The U.S. General Accounting Office, an investigative arm of Congress, recently said nearly 20 percent of 4.6 million employers surveyed nationwide reported either turning away job applicants or subjecting them to tougher scrutiny because of a foreign appearance, accent, last name or birthplace.

One of the co-sponsors to Hatch's legislation, Sen. Edward Kennedy, D-Mass., said, "In the face of such evidence, there is no justification for Congress to retain on the statute books these provisions that lead to unintended discrimination."

Four other Democratic senators are co-sponsoring the bill: Alan Cranston of California, Dennis DeConcini of Arizona and Jeff Bingaman of New Mexico. Rep. Edward R. Roybal, D-Calif., will sponsor companion legislation in the House.

Raul Yzaguirre, president of the Hispanic rights groups National Council of La Raza, also praised the legislation.

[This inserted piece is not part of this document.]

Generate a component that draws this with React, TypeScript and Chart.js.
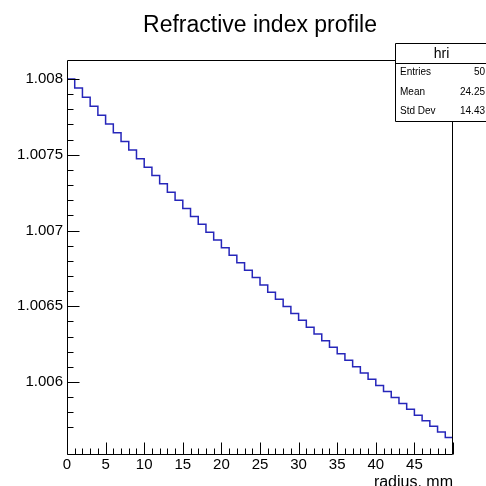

"What is at stake is nothing less than whether civil rights laws also apply to Hispanics, Asians and others who look `foreign.' The current employer sanctions policy is tantamount to a declaration of open season on Hispanics in the job market," he said. Hatch is chairman of a congressional Hispanic caucus.

Besides repealing employer sanctions, Hatch's legislation also seeks to beef up efforts against illegal immigration. It would:

-Increase the number of Border Patrol officers to 6,600, and provide $52 million for additional equipment and training for the patrol.

-Add 250 people to the Wage and Hour Division of the Labor Department to investigate violations of labor laws in areas with high concentrations of illegal aliens.

-Add 21 assistant U.S. attorneys to prosecute people who bring in or harbor illegal aliens, and increase the penalty for such crimes.

-Enact a Senate resolution calling for the administration to initiate discussions with Mexico and Canada to form programs to prevent and prosecute smuggling of illegal aliens.

Assistant Senate Republican leader Alan Simpson of Wyoming, a chief author of the law that created employer sanctions four years ago, has said Congress should work to improve the employee verification system rather than repeal sanctions.

But Hatch said, "Half-hearted measures, such as a moratorium on sanctions and underfunded and short-lived employer education efforts, are totally inadequate to avert these consequences (of worker discrimination)."

The bill also is endorsed by the pro-business U.S. Chamber of Commerce and the Mexican American Legal Defense and Educational Fund.